Thursday, September 24, 2020

Rocky Moretti  202.262.0714 (cell)
Carolyn Bonifas Kelly 703.801.9212 (cell)


Eds. The TRIP report includes a list of the most congested sections of Long Island roadways and a list of projects most needed to help relieve traffic congestion on Long Island. Click here for the full report, news conference recording, infographics and video interview footage with report authors.

Long Island, NY – The high level of traffic congestion on Long Island hampers the region’s economic competitiveness and impacts quality of life in the area, according to a new report released today by TRIP, a national transportation research nonprofit. The report, Keeping Long Island Mobile: Accomplishments and Challenges in Improving Accessibility on Long Island to Support Quality of Life and a Strong Economy, examines the mobility and efficiency of the region’s transportation system and identifies improvements needed to enhance access.

Traffic congestion on Long Island results in 93 million hours of delay to occupants of private vehicles and large commercial trucks and costs drivers $1.9 billion annually in the form of lost time and 41.5 million gallons of additional fuel. TRIP estimates the average Long Island commuter annually spends an additional 81 hours annually stuck in traffic due to congestion and loses $1,684 in the value of wasted time and fuel. Daily rush hour vehicle hours of delay on Long Island are projected to increase by 57 percent by 2045.

According to TRIP’s report, by 2045, Long Island’s population is projected to increase 14 percent and daily vehicle travel during rush hour on Long Island is anticipated to increase 13 percent. Long Island commuters overwhelmingly use private vehicles for commuting, with 74 percent indicating they drove alone as their means of transportation to work and eight percent indicating they used carpools. Most New York metro trips that originate in Nassau or Suffolk County terminate at destinations on Long Island, with 73 remaining in the same county and 24 percent traveling to other locations on Long Island (including Queens and Brooklyn).

The chart below lists the most congested portions of Long Island roadways, based on a 2017 report from the New York Metropolitan Transportation Council.

“No Long Islander would be surprised to hear that the traffic we deal with every single day is bad for our quality of life and worse for our region’s economic vitality, yet the staggering statistics in the TRIP report are a real wake-up call that we need to make big investments in improving our infrastructure, and we need to find innovative solutions to the problems we’ve ignored for far too long,” said New York State Senator Anna M. Kaplan, member of the Senate Transportation Committee. “Additionally, as we look to jumpstart our economy and recover from the impacts of the coronavirus pandemic on our community, there is no better economic driver than big, sustained investments in infrastructure improvements. The time to act is now and the situation is critical, so I am urging our federal representatives to continue fighting for Long Island to get the resources we need and deserve, and I urge the federal administration to step up and do the right thing.”

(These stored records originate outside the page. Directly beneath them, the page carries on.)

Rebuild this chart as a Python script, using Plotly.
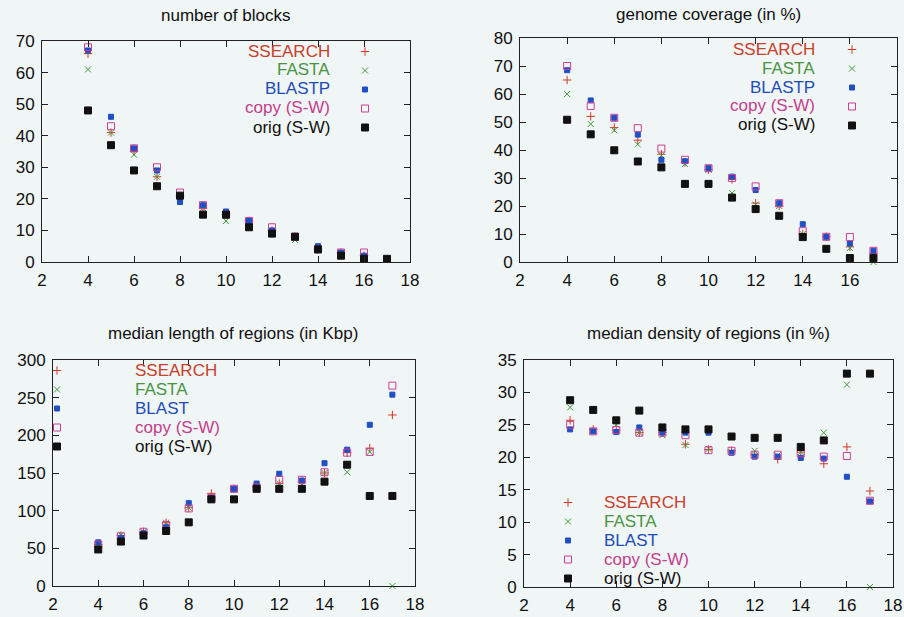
import plotly.graph_objects as go

W, H = 904, 617
x_vals = [4, 5, 6, 7, 8, 9, 10, 11, 12, 13, 14, 15, 16, 17]

# number of blocks
blocks_ssearch = [66, 41, 35, 27, 21, 17, 15, 13, 10, 8, 4, 3, 2, None]
blocks_fasta = [61, 41, 34, 27, 20, 17, 13, 13, 9, 7, 4, 3, 1, None]
blocks_blastp = [67, 46, 36, 29, 19, 18, 16, 13, 10, 8, 5, 3, 2, None]
blocks_copy = [68, 43, 36, 30, 22, 18, 15, 13, 11, 8, 4, 3, 3, None]
blocks_orig = [48, 37, 29, 24, 21, 15, 15, 11, 9, 8, 4, 2, 1, 1]

# genome coverage (in %)
cov_ssearch = [65, 52, 48, 43.5, 38.5, 35.5, 33, 29.5, 21, 20, 10, 9, 5.4, 3]
cov_fasta = [60, 49.3, 47, 42, 38, 35, 33, 24.6, 20.5, 20, 10, 9, 5, 0]
cov_blastp = [68.5, 57.7, 51.5, 45.5, 36.5, 36, 33.5, 30.5, 25.7, 21, 13.5, 9, 6.6, 4]
cov_copy = [70, 55.7, 51.5, 47.8, 40.5, 36.5, 33.5, 30, 27, 21, 11, 9, 8.9, 4]
cov_orig = [50.8, 45.6, 39.9, 35.9, 33.8, 27.9, 27.9, 23, 18.9, 16.5, 8.9, 4.7, 1.4, 1.4]

# median length of regions (in Kbp)
len_ssearch = [55, 67, 72, 84, 104, 123, 129, 131, 136, 138, 150, 177, 183, 227]
len_fasta = [55, 68, 72, 84, 104, 117, 128, 131, 136, 135, 150, 151, 178, 0]
len_blast = [58, 64, 70, 78, 110, 117, 129, 136, 149, 140, 163, 181, 214, 254]
len_copy = [55, 66, 72, 81, 103, 117, 129, 131, 141, 141, 151, 177, 178, 266]
len_orig = [48.5, 59, 67, 73, 84.5, 115, 115, 129, 129, 129, 138.5, 161, 119.5, 119.5]

# median density of regions (in %)
den_ssearch = [25.7, 24.3, 24.2, 23.8, 23.8, 22.0, 21.2, 21.0, 20.4, 19.7, 20.8, 19.0, 21.6, 14.8]
den_fasta = [27.7, 24.0, 25.0, 23.8, 23.4, 21.9, 21.3, 20.8, 21.0, 20.3, 20.8, 23.8, 31.2, 0]
den_blast = [24.3, 24.0, 23.9, 24.6, 23.8, 23.8, 23.8, 20.7, 20.1, 20.1, 19.9, 19.8, 17.0, 13.2]
den_copy = [25.0, 24.0, 24.2, 23.8, 23.8, 23.4, 21.1, 21.0, 20.4, 20.4, 20.6, 20.1, 20.2, 13.3]
den_orig = [28.8, 27.3, 25.7, 27.2, 24.6, 24.3, 24.3, 23.2, 23.0, 23.0, 21.6, 22.6, 32.9, 32.9]

titles = ["number of blocks", "genome coverage (in %)",
          "median length of regions (in Kbp)", "median density of regions (in %)"]
names_top = ["SSEARCH", "FASTA", "BLASTP", "copy (S-W)", "orig (S-W)"]
names_bottom = ["SSEARCH", "FASTA", "BLAST", "copy (S-W)", "orig (S-W)"]
y_ranges = [(0, 70, 10), (0, 80, 10), (0, 300, 50), (0, 35, 5)]

colors = ["#d23a26", "#3f9a3a", "#1f4fc4", "#cc3f94", "#111111"]
text_colors = ["#c8402c", "#4a9444", "#1d4cb8", "#c23f8c", "#111111"]
symbols = ["cross-thin-open", "x-thin-open", "square", "square-open", "square"]
sizes = [6, 6, 5, 7, 7]

FONT = "Liberation Sans, Arial, sans-serif"
BG = "#f0f5f5"

# panel boxes in pixels: left, right, top, bottom
boxes = [(42, 410, 41, 262), (520, 897, 38, 262), (53, 415, 360, 586), (524, 893, 360, 587)]
title_pos = [(225, 15), (708, 14), (233, 333), (708, 333)]

def px(x):
    return x / W

def py(y):
    return 1 - y / H

panels = [
    [blocks_ssearch, blocks_fasta, blocks_blastp, blocks_copy, blocks_orig],
    [cov_ssearch, cov_fasta, cov_blastp, cov_copy, cov_orig],
    [len_ssearch, len_fasta, len_blast, len_copy, len_orig],
    [den_ssearch, den_fasta, den_blast, den_copy, den_orig],
]

fig = go.Figure()
layout = dict(width=W, height=H, margin=dict(l=0, r=0, t=0, b=0, autoexpand=False),
              paper_bgcolor=BG, plot_bgcolor=BG, showlegend=True,
              font=dict(family=FONT, size=17, color="#111"))
annotations = []

# legend layout (pixels): marker x, first row y, text x, text side
leg_cfg = [
    (365, 51, 332, "right"),
    (852, 49, 817, "right"),
    (57, 370, 133, "left"),
    (568, 502, 602, "left"),
]
ROW = 19  # plotly legend row height

for i, series in enumerate(panels):
    ax = "" if i == 0 else str(i + 1)
    leg = "legend" if i == 0 else "legend" + str(i + 1)
    names = names_top if i < 2 else names_bottom
    for j, vals in enumerate(series):
        fig.add_trace(go.Scatter(
            x=x_vals, y=vals, mode="markers", name=" ", meta=names[j],
            hovertemplate="%{meta}: (%{x}, %{y})<extra></extra>",
            xaxis="x" + ax, yaxis="y" + ax, legend=leg,
            marker=dict(symbol=symbols[j], size=sizes[j], color=colors[j],
                        line=dict(width=1, color=colors[j])),
            cliponaxis=False))
    l, r, t, b = boxes[i]
    y0, y1, dt = y_ranges[i]
    common = dict(showline=True, linecolor="#222", linewidth=1, mirror="allticks",
                  ticks="inside", ticklen=6, tickcolor="#222", showgrid=False,
                  zeroline=False, tickfont=dict(family=FONT, size=17, color="#111"))
    layout["xaxis" + ax] = dict(domain=[px(l), px(r)], range=[2, 18], dtick=2,
                                anchor="y" + ax, ticklabelstandoff=3, **common)
    layout["yaxis" + ax] = dict(domain=[py(b), py(t)], range=[y0, y1], dtick=dt,
                                anchor="x" + ax, ticklabelstandoff=3, **common)
    mx, ry, tx, side = leg_cfg[i]
    layout[leg] = dict(x=px(mx - 20), y=py(ry - 14), xanchor="left", yanchor="top",
                       bgcolor="rgba(0,0,0,0)", borderwidth=0, tracegroupgap=0,
                       font=dict(size=10, color="rgba(0,0,0,0)"), itemwidth=30)
    for j, nm in enumerate(names):
        annotations.append(dict(
            text=nm, x=px(tx), y=py(ry + j * ROW), xref="paper", yref="paper",
            xanchor=side, yanchor="middle", showarrow=False,
            font=dict(family=FONT, size=17, color=text_colors[j])))
    tx0, ty0 = title_pos[i]
    annotations.append(dict(text=titles[i], x=px(tx0), y=py(ty0), xref="paper", yref="paper",
                            xanchor="center", yanchor="middle", showarrow=False,
                            font=dict(family=FONT, size=17, color="#111")))

layout["annotations"] = annotations
fig.update_layout(**layout)
fig.write_html(
    "out.html",
    config={"displayModeBar": False},
    post_script=("document.body.style.margin='0';"
                 "document.body.style.background='" + BG + "';"
                 "document.documentElement.style.overflow='hidden';"))
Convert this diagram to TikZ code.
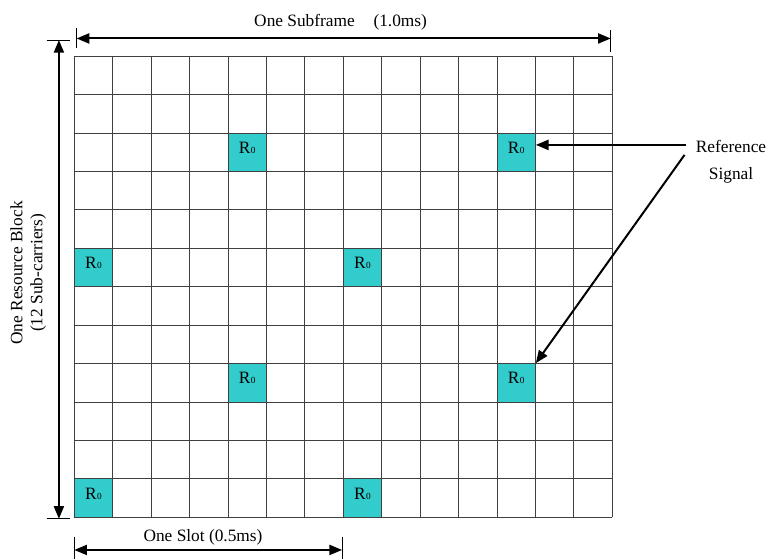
\documentclass[tikz,border=0pt]{standalone}
\usepackage{fontspec}
\setmainfont{Liberation Serif}
\usetikzlibrary{arrows.meta}
\definecolor{rscyan}{RGB}{51,204,204}
\tikzset{
  rsig/.style={draw=black!80, fill=rscyan, line width=0.6pt, minimum size=28.82pt,
    inner sep=0pt, text height=8.6pt, text depth=6.8pt},
  gridline/.style={draw=black!75, line width=0.6pt},
  dimline/.style={line width=1.5pt, <->},
  sigarrow/.style={line width=1.5pt, ->},
  endbar/.style={line width=0.7pt}
}
\begin{document}
\begin{tikzpicture}[x=28.82pt, y=28.82pt, line join=round,
    >={Triangle[length=9.5pt,width=7.5pt]}, font=\fontsize{13}{15}\selectfont]
\useasboundingbox (-1.933,-1.085) rectangle (18.0,13.461);
% resource block with the reference signal cells
\foreach \c/\r in {4/9,11/9,0/6,7/6,4/3,11/3,0/0,7/0}
  \node[rsig] (r\c-\r) at (\c+0.5,\r+0.5) {R\kern0.3pt{\fontsize{7}{8}\selectfont 0}};
\draw[gridline, step=1] (0,0) grid (14,12);
% one subframe
\coordinate (sfL) at (0.06,12.46);
\coordinate (sfR) at (13.96,12.46);
\draw[endbar] (0.06,12.2) -- (0.06,12.72) (13.96,12.12) -- (13.96,12.68);
\draw[dimline] (sfL) -- (sfR);
\node[anchor=base] (subframe) at (6.93,12.78) {One Subframe\hspace{14pt}(1.0ms)};
% one resource block
\coordinate (rbT) at (-0.40,12.42);
\coordinate (rbB) at (-0.40,-0.04);
\draw[endbar] (-0.72,12.42) -- (-0.11,12.42) (-0.72,-0.04) -- (-0.11,-0.04);
\draw[dimline] (rbT) -- (rbB);
\node[rotate=90, align=center, font=\fontsize{13}{15}\selectfont] (block) at (-1.20,6.36)
  {One Resource Block\\(12 Sub-carriers)};
% one slot
\coordinate (slL) at (0,-0.85);
\coordinate (slR) at (6.97,-0.85);
\draw[endbar] (0,-0.50) -- (0,-1.09) (6.97,-0.50) -- (6.97,-1.09);
\draw[dimline] (slL) -- (slR);
\node[anchor=base] (slot) at (3.35,-0.62) {One Slot (0.5ms)};
% reference signal
\node[align=center, font=\fontsize{13}{20}\selectfont] (refsig) at (17.09,9.245) {Reference\\Signal};
\coordinate (refA) at (15.91,9.69);
\coordinate (refB) at (15.88,9.43);
\draw[sigarrow] (refA) -- (refA -| r11-9.east);
\draw[sigarrow] (refB) -- (r11-3.north east);
\end{tikzpicture}
\end{document}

In addition to personal mobility, the reliable movement of freight on Long Island is critical to the health and efficiency of the region’s economy. Mounting traffic congestion on Long Island resulted in three million hours of delay to large commercial trucks (a subset of the overall 93 million hours of annual congestion-related delays) and an annual economic cost of $162 million (a subset of the overall $1.9 billion cost).

“A safe and efficient transportation system helps spur economic growth and thus it is critical that we continue to invest in projects to reduce and manage congestion in our region,” said Kevin S. Law, president and CEO of the Long Island Association.

Reducing and managing traffic congestion on Long Island will require that the region proceed with projects, improvements or programs to increase the capacity or efficiency of the region’s transportation system or reduce peak-hour demand on the system.  These projects, improvements or programs include expanding the capacity of the system, improving efficiency and managing demand on the system.

“A safe and well-maintained transportation system can strengthen America’s economy, enhance personal mobility and facilitate more efficient movement of goods, but the future of this network could be in jeopardy without increased federal investment,” said Robert Sinclair, Jr., AAA Northeast manager of media relations. “The need for investment in transportation across the nation remains urgent. Long Island and all states benefit from a modern, accessible transportation system. AAA urges Congress and the current administration to prioritize transportation investments to ensure safe, efficient and reliable mobility across the United States.”

The TRIP report includes a list of the most needed projects, improvements or programs to improve mobility on Long Island, provided via a TRIP survey of Nassau and Suffolk Counties. These needed mobility projects include improvements to critical interchanges and intersections including Seaford Oyster Bay Expressway and Old Country Road, Wantagh Parkway and OId Country Road and Stewart Avenue and Clinton Road; the extension of the region’s trail system; and, expanded rail and bus rapid transit facilities.

“The importance of a reliable transportation system has been reinforced on Long Island during the COVID-19 pandemic, which placed increased importance on the ability of a region’s transportation network to support a reliable supply chain and safely move people,” said Dave Kearby, TRIP’s executive director. “In order to restore and sustain Long Island’s economy, maintain personal and commercial mobility, and improve quality of life, adequate transportation investment must remain a priority.”